Dan's Review: Gadot shines as "Wonder Woman"
May 31, 2017 01:08PM
● By Dan Metcalf
Gal Gadot in Wonder Woman - © 2017 Warner Bros.
Wonder Woman (Warner Bros.)
Rated PG-13 for sequences of violence and action, and some suggestive content.
Starring Gal Gadot, Chris Pine, Robin Wright, Danny Huston, David Thewlis, Connie Nielsen, Elena Anaya, Lucy Davis, Saïd Taghmaoui, Ewen Bremner, Eugene Brave Rock, Emily Carey, Lisa Loven Kongsli, Mayling Ng, Florence Kasumba, Madeleine Vall, Ann Wolfe, Doutzen Kroes, Samantha Jo.
Written by Allan Heinberg, Zack Snyder and Jason Fuchs, based on the comic book by William Moulton Marston.
Directed by Patty Jenkins.
The DC folks are back in a rut of late. After the smash success of Chris Nolan’s Dark Knight trilogy, they attempted to launch their own superhero “Universe” involving several mainstay characters interacting to save the world. Such a cinematic universe would mirror the success of Marvel’s interlaced movie franchise. Their first film Man of Steel did well to get their most popular character going, but they faltered with the sub-par Batman vs. Superman: Dawn of Justice and the awful Suicide Squad. One bright spot in the sloppy start was the introduction of Wonder Woman in Batman v. Superman, starring Gal Gadot. Now, it’s her turn to get an origin story in this week’s release of Wonder Woman.
Gadot plays Diana, princess of the Amazon and daughter of Zeus and Hippolyta, who grows up on an isolated island paradise, surrounded by immortal women. Her lineage gives Diana special powers she cannot yet harness nor understand, prompting Hippolyta (Connie Nielson) to protect her from battle training. Her aunt, General Antiope (Robin Wright) secretly trains her until Diana becomes the fiercest of all the Amazons. One day, a World War I German fighter plane breaches the hidden cloak around the island and crashes in the water. Diana saves the pilot Steve Trevor (Chris Pine) from drowning, just before a German regiment also enters the secret realm and engages in battle with the Amazons. The Germans are defeated, and Trevor is spared, informing the women of his mission as an American spy trying to thwart the development of killer chemical weapon being produced by the evil General Ludendorff (Danny Huston) and a disfigured scientist, Dr. Poison (Elena Ayana). Trevor convinces Diana that the world is about to end, and she agrees to help him, for she knows that her half-brother Ares, the evil god of war is behind the destruction. She plans to go to the war front and kill Ares. Diana and Steve make it back to London and gather a team to infiltrate the German high command. They are assisted by Sir Patrick Morgan (David Thewlis), part of the English Imperial War Cabinet with a secret agenda. When Diana, Steve and their team (Ewan Bremner, Saïd Taghmaoui and Eugene Brave Rock) arrives at the front, they liberate a small Belgian town before setting off on their mission. When they finally confront Ludendorff and Dr. Poison, they discover that Ares was there all along manipulating the situation and causing more destruction. Steve and Diana risk all to try and save humanity.

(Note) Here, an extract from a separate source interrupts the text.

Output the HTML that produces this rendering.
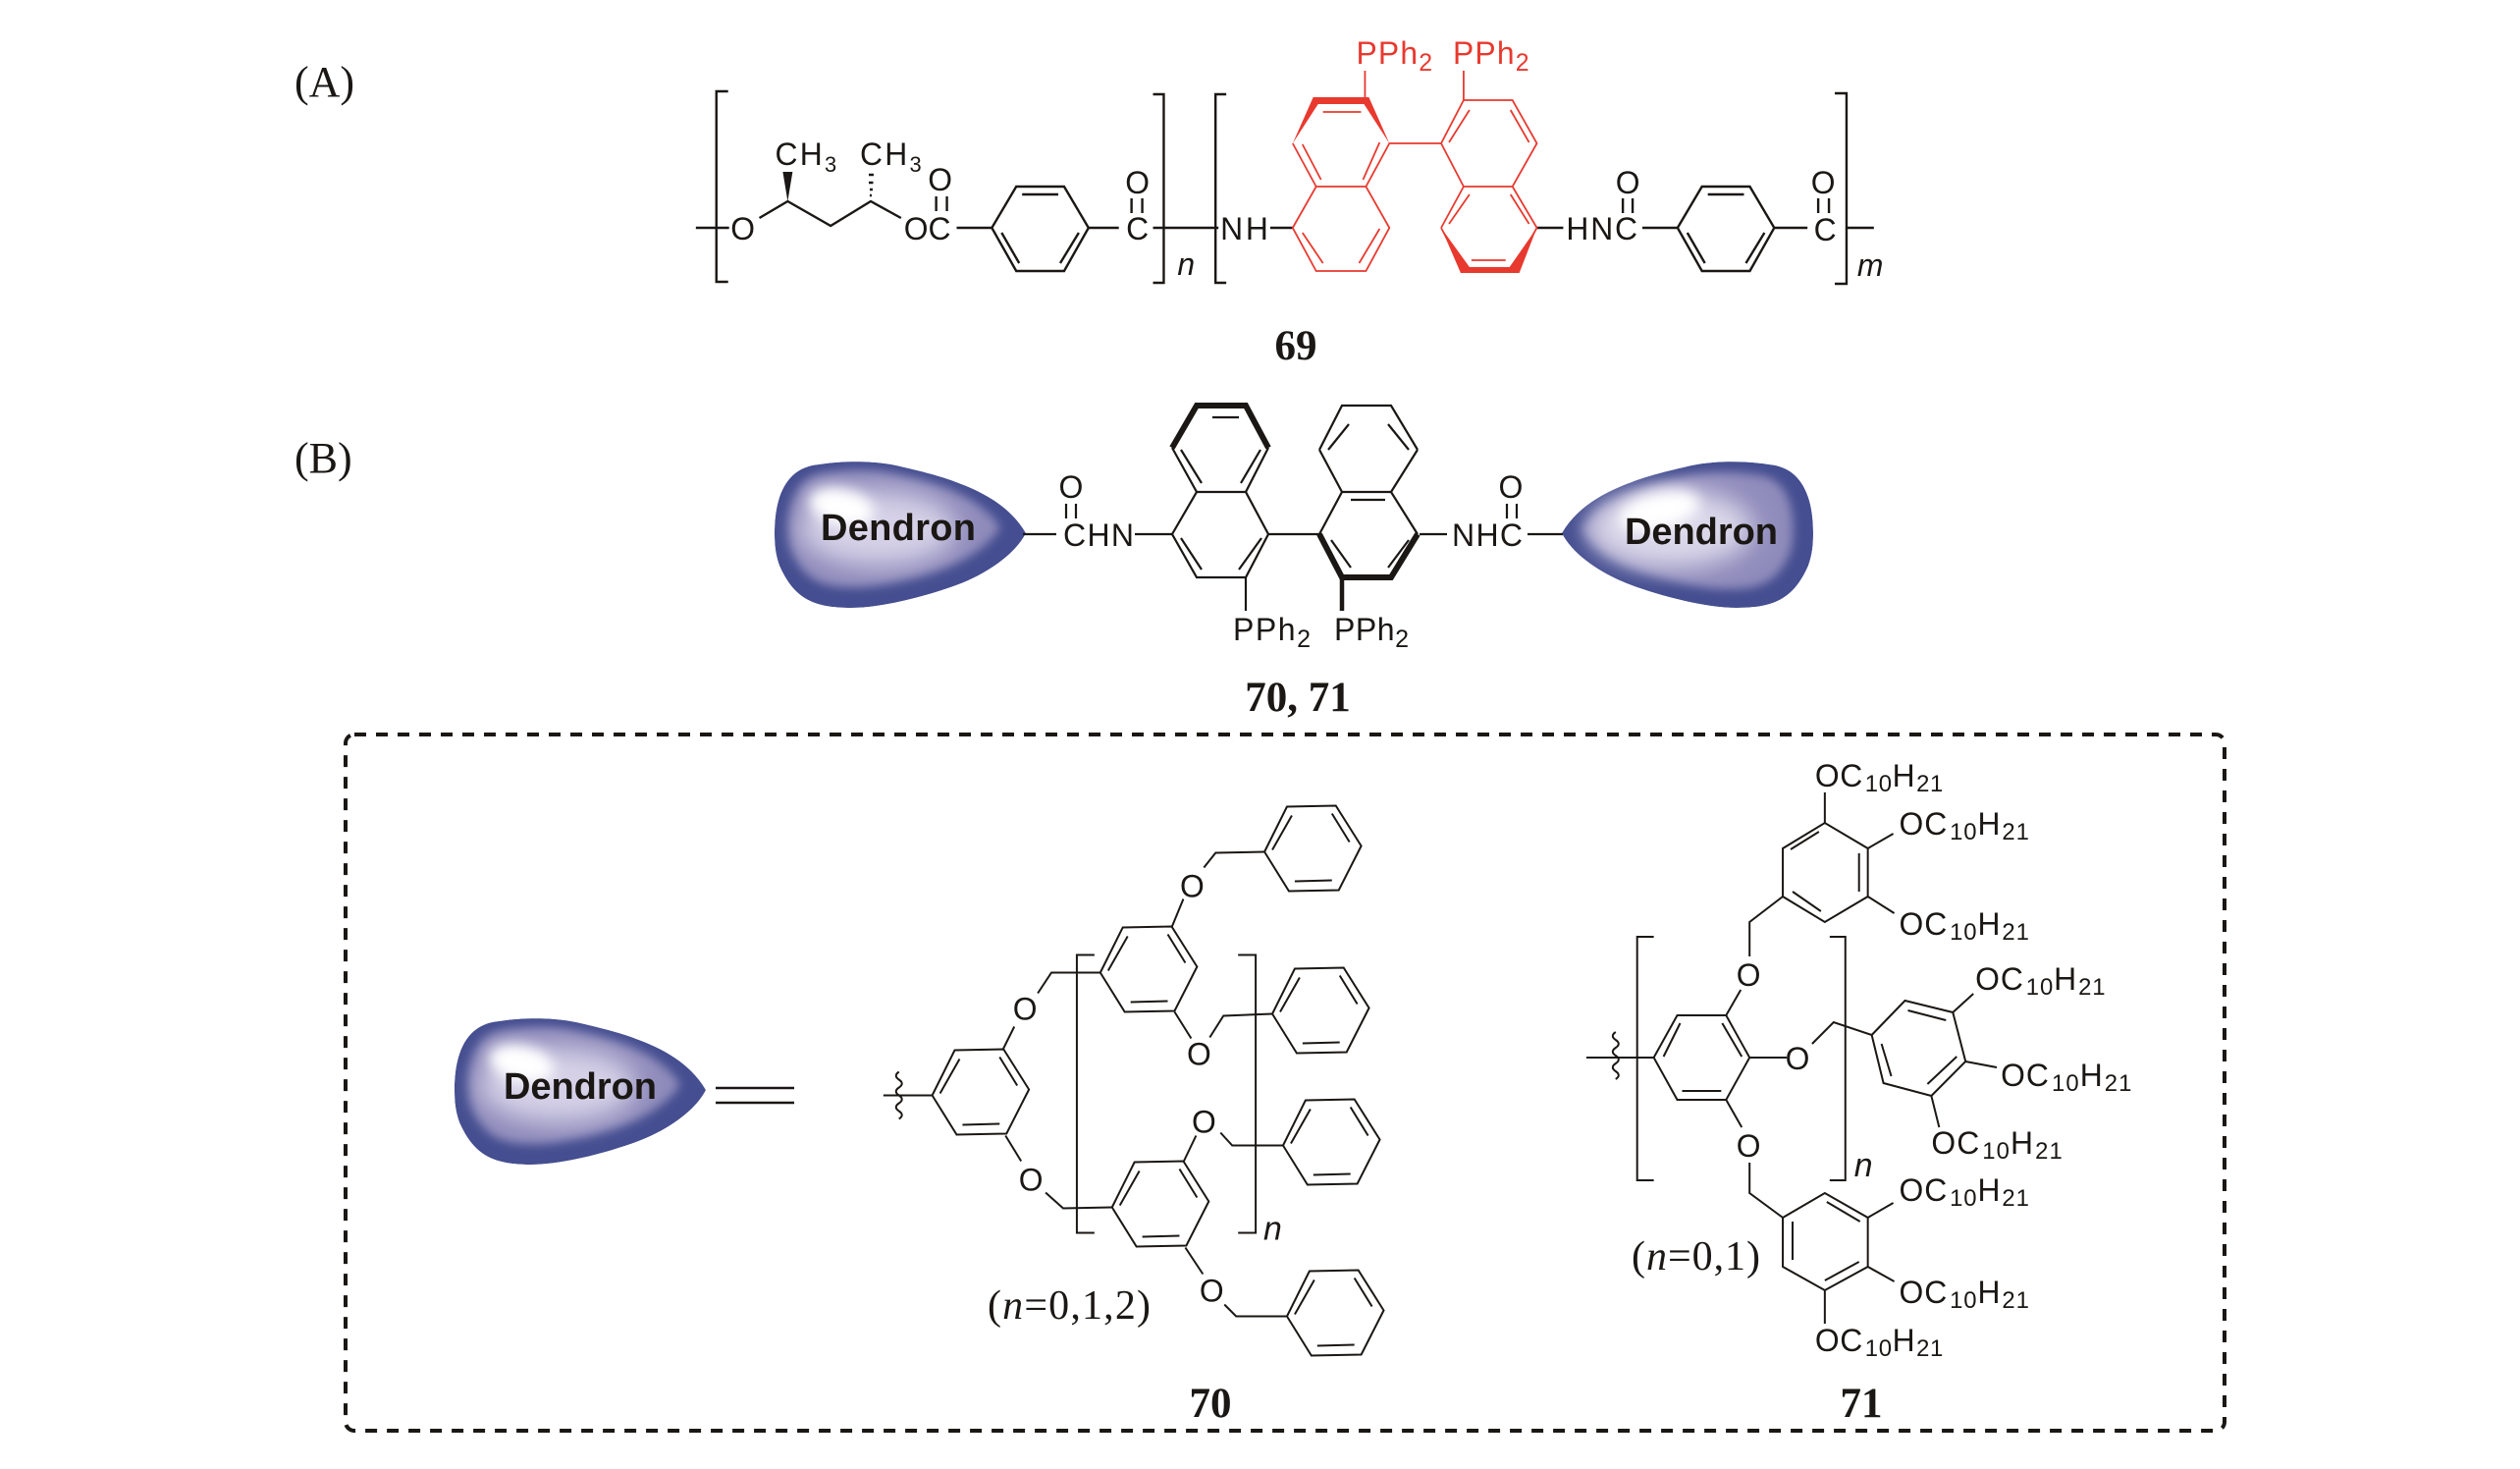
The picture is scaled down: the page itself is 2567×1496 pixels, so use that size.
<!DOCTYPE html>
<html><head><meta charset="utf-8"><style>
html,body{margin:0;padding:0;background:#fff}
svg{display:block}
.s{font-family:"Liberation Sans",Arial,sans-serif;font-size:32px;fill:#1a1714}
.r{font-family:"Liberation Sans",Arial,sans-serif;font-size:32px;fill:#e8392f}
.t{font-family:"Liberation Serif","Times New Roman",serif;fill:#1a1714}
.b{font-family:"Liberation Serif","Times New Roman",serif;font-weight:bold;font-size:43px;fill:#1a1714}
.d{font-family:"Liberation Sans",Arial,sans-serif;font-weight:bold;font-size:38px;fill:#1a1714}
.c{text-anchor:middle}
.i{font-style:italic}
</style></head><body>
<svg xmlns="http://www.w3.org/2000/svg" width="2567" height="1496" viewBox="0 0 2567 1496">
<defs>
<filter id="b5" x="-20%" y="-20%" width="140%" height="140%"><feGaussianBlur stdDeviation="6"/></filter>
<filter id="b12" x="-40%" y="-40%" width="180%" height="180%"><feGaussianBlur stdDeviation="13"/></filter>
<filter id="b7" x="-60%" y="-80%" width="220%" height="260%"><feGaussianBlur stdDeviation="7"/></filter>
<path id="bp" d="M0,73 C0,35 12,6 45,3 C70,-1 100,-1 124,4 C150,10 170,15 185,21 C210,30 240,45 256,73 C245,95 215,115 185,126 C155,137 110,149 78,149 C40,149 20,140 5,106 C1,95 0,85 0,73 Z"/>
<clipPath id="bc"><use href="#bp"/></clipPath>
<clipPath id="bcr"><use href="#bp" transform="translate(1847,470) scale(-1,1)"/></clipPath>
<g id="blob" clip-path="url(#bc)">
<use href="#bp" fill="#454e90"/>
<use href="#bp" fill="#8f8bbb" transform="translate(122 68) scale(.84 .8) translate(-128 -74)" filter="url(#b5)"/>
<ellipse cx="105" cy="68" rx="80" ry="38" fill="#d6d1e7" filter="url(#b12)"/>
<ellipse cx="68" cy="46" rx="34" ry="19" transform="rotate(14 68 46)" fill="#fff" filter="url(#b7)"/>
</g>
<g id="hexB" fill="none" stroke="#1a1714" stroke-width="2">
<path d="M0,0 L23,-46 L73,-47 L99,-6 L76,39 L25,40 Z"/>
<path d="M8,-2 L28,-37 M69,-39 L87,-10 M69,29 L31,30"/>
</g>
<g id="hexH" fill="none" stroke="#1a1714" stroke-width="2.4">
<path d="M0,0 L25,-42 L74,-42 L99,0 L74,44 L25,44 Z"/>
<path d="M10,5 L28,36 M89,5 L70,36 M31,-34 L68,-34"/>
</g>
</defs>
<rect width="2567" height="1496" fill="#fff"/>

<!-- labels A B -->
<text class="t" x="300" y="98" font-size="44">(A)</text>
<text class="t" x="300" y="481" font-size="44">(B)</text>

<!-- ===== 69 ===== -->
<g transform="translate(680 0) scale(.995 1) translate(-680 0)">
<g fill="none" stroke="#1a1714" stroke-width="2.4">
<path d="M742,93 H730 V287 H742"/>
<path d="M1177,96 H1188 V288 H1177"/>
<path d="M1252,96 H1241 V288 H1252"/>
<path d="M1875,95 H1887 V289 H1875"/>
<path d="M709,232 H743 M774,222 L803,205 L847,230 L888,205 L919,222"/>
<path d="M955,200 V215 M966,200 V215"/>
<path d="M976,232 H1012 M1111,232 H1142 M1177,232 H1244 M1297,232 H1320"/>
<path d="M1155,202 V217 M1166,202 V217"/>
<path d="M1658,202 V217 M1668,202 V217"/>
<path d="M1858,202 V217 M1869,202 V217"/>
<path d="M1570,232 H1597 M1678,232 H1714 M1813,232 H1847 M1886,232 H1915"/>
</g>
<polygon points="803,205 798,175 808,175" fill="#1a1714"/>
<path d="M886,178 h5 M886,186 h4.5 M887,193 h3 M887,199 h2" stroke="#1a1714" stroke-width="2.4" fill="none"/>
<use href="#hexH" x="1012" y="232"/>
<use href="#hexH" x="1714" y="232"/>
<text class="s" x="757" y="244" text-anchor="middle">O</text>
<text class="s" x="790" y="168" textLength="63">CH<tspan font-size="22" dy="7">3</tspan></text>
<text class="s" x="877" y="168" textLength="63">CH<tspan font-size="22" dy="7">3</tspan></text>
<text class="s" x="922" y="244" textLength="48">OC</text>
<text class="s c" x="959" y="194">O</text>
<text class="s c" x="1161" y="244">C</text>
<text class="s c" x="1161" y="197">O</text>
<text class="s" x="1246" y="244" textLength="49">NH</text>
<text class="s" x="1600" y="244" textLength="73">HNC</text>
<text class="s c" x="1663" y="197">O</text>
<text class="s c" x="1865" y="245">C</text>
<text class="s c" x="1863" y="197">O</text>
<text class="s i" x="1202" y="280">n</text>
<text class="s i" x="1898" y="281">m</text>
<g fill="none" stroke="#e8392f" stroke-width="1.8">
<path d="M1320,232 L1344,190 H1395 L1419,232 L1395,276 H1344 Z"/>
<path d="M1320,146 L1344,190 M1395,190 L1419,146 L1472,146 M1394,72 V102"/>
<path d="M1472,146 L1495,102 H1545 L1570,146 L1545,190 H1495 Z"/>
<path d="M1472,232 L1495,190 M1545,190 L1570,232 L1545,276 H1495 L1472,232"/>
<path d="M1495,72 V102"/>
<path d="M1330,237 L1351,268 M1409,233 L1388,268 M1330,147 L1349,183 M1409,145 L1392,183 M1351,114 H1390"/>
<path d="M1501,112 L1480,145 M1543,112 L1562,145 M1501,198 L1480,228 M1543,198 L1562,228 M1503,265 H1538"/>
</g>
<polygon points="1320,146 1341,99 1398,99 1419,146 1393,106 1346,106" fill="#e8392f"/>
<polygon points="1472,232 1492,278 1552,278 1570,232 1542,272 1501,272" fill="#e8392f"/>
<text class="r" x="1385" y="65" textLength="78">PPh<tspan font-size="25" dy="7">2</tspan></text>
<text class="r" x="1484" y="65" textLength="78">PPh<tspan font-size="25" dy="7">2</tspan></text>
</g>
<text class="b c" x="1320" y="366">69</text>

<!-- ===== 70,71 top ===== -->
<use href="#blob" x="789" y="470"/>
<g clip-path="url(#bcr)">
<use href="#bp" fill="#454e90" transform="translate(1847,470) scale(-1,1)"/>
<use href="#bp" fill="#8f8bbb" transform="translate(1847,470) scale(-1,1) translate(128 70) scale(.84 .8) translate(-128 -74)" filter="url(#b5)"/>
<ellipse cx="1702" cy="538" rx="84" ry="40" fill="#dcd8ea" filter="url(#b12)"/>
<ellipse cx="1690" cy="520" rx="42" ry="19" transform="rotate(-14 1690 520)" fill="#fff" filter="url(#b7)"/>
</g>
<text class="d" x="836" y="550" textLength="158">Dendron</text>
<text class="d" x="1655" y="554" textLength="156">Dendron</text>
<g fill="none" stroke="#1a1714" stroke-width="2.2">
<path d="M1042,544 H1076 M1086,513 V528 M1096,513 V528 M1156,544 H1194"/>
<path d="M1194,544 L1219,501 H1269 L1292,544 L1269,588 H1219 Z"/>
<path d="M1194,456 L1219,501 M1269,501 L1292,456"/>
<path d="M1292,544 H1344 M1344,544 L1367,501 H1417 L1444,544 M1344,458 L1367,501 M1417,501 L1444,458"/>
<path d="M1344,458 L1367,413 H1417 L1444,458"/>
<path d="M1446,544 H1474 M1535,513 V528 M1545,513 V528 M1556,544 H1592 M1269,588 V622"/>
<path d="M1203,458 L1224,492 M1284,458 L1264,492 M1235,425 H1262 M1203,548 L1224,580 M1285,548 L1262,580"/>
<path d="M1374,432 L1353,458 M1414,432 L1435,458 M1376,509 H1411 M1356,550 L1376,578 M1435,550 L1414,578"/>
</g>
<path d="M1194,456 L1219,413 H1269 L1292,456" fill="none" stroke="#1a1714" stroke-width="6"/>
<path d="M1344,544 L1367,588 H1417 L1444,544" fill="none" stroke="#1a1714" stroke-width="6"/>
<path d="M1367,588 V622" stroke="#1a1714" stroke-width="4.5" fill="none"/>
<text class="s c" x="1091" y="507">O</text>
<text class="s" x="1083" y="556" textLength="72">CHN</text>
<text class="s" x="1479" y="556" textLength="72">NHC</text>
<text class="s c" x="1539" y="507">O</text>
<text class="s" x="1256" y="652" textLength="79">PPh<tspan font-size="25" dy="7">2</tspan></text>
<text class="s" x="1359" y="652" textLength="76">PPh<tspan font-size="25" dy="7">2</tspan></text>
<text class="b c" x="1322" y="724">70, 71</text>

<!-- dashed box -->
<rect x="352" y="748" width="1914" height="709" rx="9" fill="none" stroke="#1a1714" stroke-width="4" stroke-dasharray="12 10"/>

<!-- blob bottom -->
<use href="#blob" x="463" y="1037"/>
<text class="d" x="513" y="1119" textLength="156">Dendron</text>
<path d="M729,1108 H809 M729,1123 H809" stroke="#1a1714" stroke-width="2.4" fill="none"/>

<!-- ===== 70 ===== -->
<g transform="translate(860 -1.5) scale(.9955 1) translate(-860 0)">
<use href="#hexB" x="950" y="1117"/>
<use href="#hexB" x="1122" y="992"/>
<use href="#hexB" x="1134" y="1231"/>
<use href="#hexB" x="1290" y="869"/>
<use href="#hexB" x="1298" y="1034"/>
<use href="#hexB" x="1309" y="1168"/>
<use href="#hexB" x="1313" y="1342"/>
<g fill="none" stroke="#1a1714" stroke-width="2">
<path d="M900,1117 H950"/>
<path d="M916,1093 q-6,4 0,8 q6,4 0,8 q-6,4 0,8 q6,4 0,8 q-6,4 0,8 q6,4 0,8"/>
<path d="M1022,1071 L1034,1047 M1058,1013 L1072,992 H1122"/>
<path d="M1025,1158 L1041,1184 M1066,1216 L1084,1232 L1134,1231"/>
<path d="M1195,946 L1207,917 M1228,885 L1240,870 L1290,869"/>
<path d="M1198,1032 L1215,1059 M1234,1058 L1248,1036 L1298,1034"/>
<path d="M1207,1185 L1220,1158 M1245,1155 L1257,1168 L1309,1168"/>
<path d="M1209,1272 L1227,1299 M1249,1330 L1261,1342 L1313,1342"/>
<path d="M1116,974 H1098 V1257 H1116 M1263,974 H1281 V1257 H1263"/>
</g>
<text class="s c" x="1045" y="1040">O</text>
<text class="s c" x="1051" y="1214">O</text>
<text class="s c" x="1216" y="915">O</text>
<text class="s c" x="1223" y="1086">O</text>
<text class="s c" x="1228" y="1155">O</text>
<text class="s c" x="1236" y="1327">O</text>
<text class="s i" x="1289" y="1264" style="font-size:34px">n</text>
</g>
<text class="t" x="1006" y="1343" font-size="42" textLength="166">(<tspan font-style="italic">n</tspan>=0,1,2)</text>
<text class="b c" x="1233" y="1443">70</text>

<!-- ===== 71 ===== -->
<g transform="translate(1600 0) scale(.9956 1) translate(-1600 0)">
<g fill="none" stroke="#1a1714" stroke-width="2">
<path d="M1685,1077 L1709,1034 H1759 L1783,1077 L1759,1120 H1709 Z"/>
<path d="M1695,1076 L1712,1042 M1755,1042 L1775,1076 M1714,1111 H1754"/>
<path d="M1616,1077 H1685"/>
<path d="M1646,1051 q-6,4 0,8 q6,4 0,8 q-6,4 0,8 q6,4 0,8 q-6,4 0,8 q6,4 0,8"/>
<path d="M1685,954 H1668 V1202 H1685 M1865,954 H1881 V1202 H1865"/>
<path d="M1759,1034 L1774,1008 M1783,974 V939 L1817,913"/>
<path d="M1817,913 V864 L1860,838 L1904,864 V913 L1860,939 Z"/>
<path d="M1825,865 L1854,847 M1895,869 V908 M1827,908 L1856,928"/>
<path d="M1860,838 V807 M1904,864 L1930,849 M1904,913 L1931,930"/>
<path d="M1783,1077 H1821 M1847,1063 L1869,1041 L1908,1054"/>
<path d="M1908,1054 L1942,1019 L1991,1031 L2004,1081 L1969,1116 L1920,1103 Z"/>
<path d="M1918,1063 L1928,1096 M1945,1029 L1984,1039 M1965,1104 L1995,1076"/>
<path d="M1991,1031 L2012,1012 M2004,1081 L2036,1087 M1969,1116 L1977,1148"/>
<path d="M1759,1120 L1775,1148 M1783,1184 V1215 L1817,1240"/>
<path d="M1817,1240 L1860,1215 L1904,1240 V1290 L1860,1314 L1817,1290 Z"/>
<path d="M1827,1244 V1283 M1862,1224 L1896,1244 M1860,1304 L1895,1285"/>
<path d="M1904,1240 L1930,1225 M1904,1290 L1931,1305 M1860,1314 V1348"/>
</g>
<text class="s c" x="1782" y="1004">O</text>
<text class="s c" x="1832" y="1089">O</text>
<text class="s c" x="1782" y="1178">O</text>
<text class="s i" x="1890" y="1198" style="font-size:34px">n</text>
<text class="s" x="1850" y="801" textLength="131">OC<tspan font-size="24" dy="5" dx="2">10</tspan><tspan dy="-5">H</tspan><tspan font-size="24" dy="5" dx="1">21</tspan></text>
<text class="s" x="1936" y="850" textLength="133">OC<tspan font-size="24" dy="5" dx="2">10</tspan><tspan dy="-5">H</tspan><tspan font-size="24" dy="5" dx="1">21</tspan></text>
<text class="s" x="1936" y="952" textLength="133">OC<tspan font-size="24" dy="5" dx="2">10</tspan><tspan dy="-5">H</tspan><tspan font-size="24" dy="5" dx="1">21</tspan></text>
<text class="s" x="2014" y="1008" textLength="133">OC<tspan font-size="24" dy="5" dx="2">10</tspan><tspan dy="-5">H</tspan><tspan font-size="24" dy="5" dx="1">21</tspan></text>
<text class="s" x="2040" y="1106" textLength="134">OC<tspan font-size="24" dy="5" dx="2">10</tspan><tspan dy="-5">H</tspan><tspan font-size="24" dy="5" dx="1">21</tspan></text>
<text class="s" x="1969" y="1175" textLength="134">OC<tspan font-size="24" dy="5" dx="2">10</tspan><tspan dy="-5">H</tspan><tspan font-size="24" dy="5" dx="1">21</tspan></text>
<text class="s" x="1936" y="1223" textLength="133">OC<tspan font-size="24" dy="5" dx="2">10</tspan><tspan dy="-5">H</tspan><tspan font-size="24" dy="5" dx="1">21</tspan></text>
<text class="s" x="1936" y="1327" textLength="133">OC<tspan font-size="24" dy="5" dx="2">10</tspan><tspan dy="-5">H</tspan><tspan font-size="24" dy="5" dx="1">21</tspan></text>
<text class="s" x="1850" y="1376" textLength="131">OC<tspan font-size="24" dy="5" dx="2">10</tspan><tspan dy="-5">H</tspan><tspan font-size="24" dy="5" dx="1">21</tspan></text>
</g>
<text class="t" x="1662" y="1293" font-size="42" textLength="131">(<tspan font-style="italic">n</tspan>=0,1)</text>
<text class="b c" x="1896" y="1443">71</text>
</svg>
</body></html>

First of all, I have to say that Wonder Woman is the coolest and most awesome superhero film in the current DC universe, and it makes you wonder why the DC folks didn’t consider a “ladies first” option, instead of yet another Batman tent pole. Gal Gadot is perfectly cast in the role, and her characterization is the perfect combination of toughness, innocence, morality and pure “bad-ass.” When Diana rises from a WWI battle trench and enters a spot known as “No Man’s Land” (get it?) to take on a German regiment single-handed, you can’t help but get a little giddy at what she’s about to unleash. Most of such action sequences involving Gadot are especially exciting; a perfect combination of spectacle and beauty.
If there is a disappointment in Wonder Woman, it’s the lack of such sequences, which come late in the movie following a lot of Greek mythology minutiae, back story exposition and philosophical chatter. I know such things are necessary in a superhero origin story, but the movie needed a little more “wonder” and less of the boring stuff.
Something else I found refreshing in Wonder Woman was the absence of controversy regarding gender roles or any kind of “battle of the sexes” chatter that has preceded the film’s release. Good versus evil, selfless sacrifice and true heroism know no gender, and such principles are universal, regardless of which chromosomes define your DNA, and Wonder Woman embodies these principles quite well.
So, go out and see Wonder Woman and enjoy a decent DC movie for once. Not sure if the coming November Justice League film will stand up to scrutiny, but with Wonder Woman as part of the team, it can’t be all bad.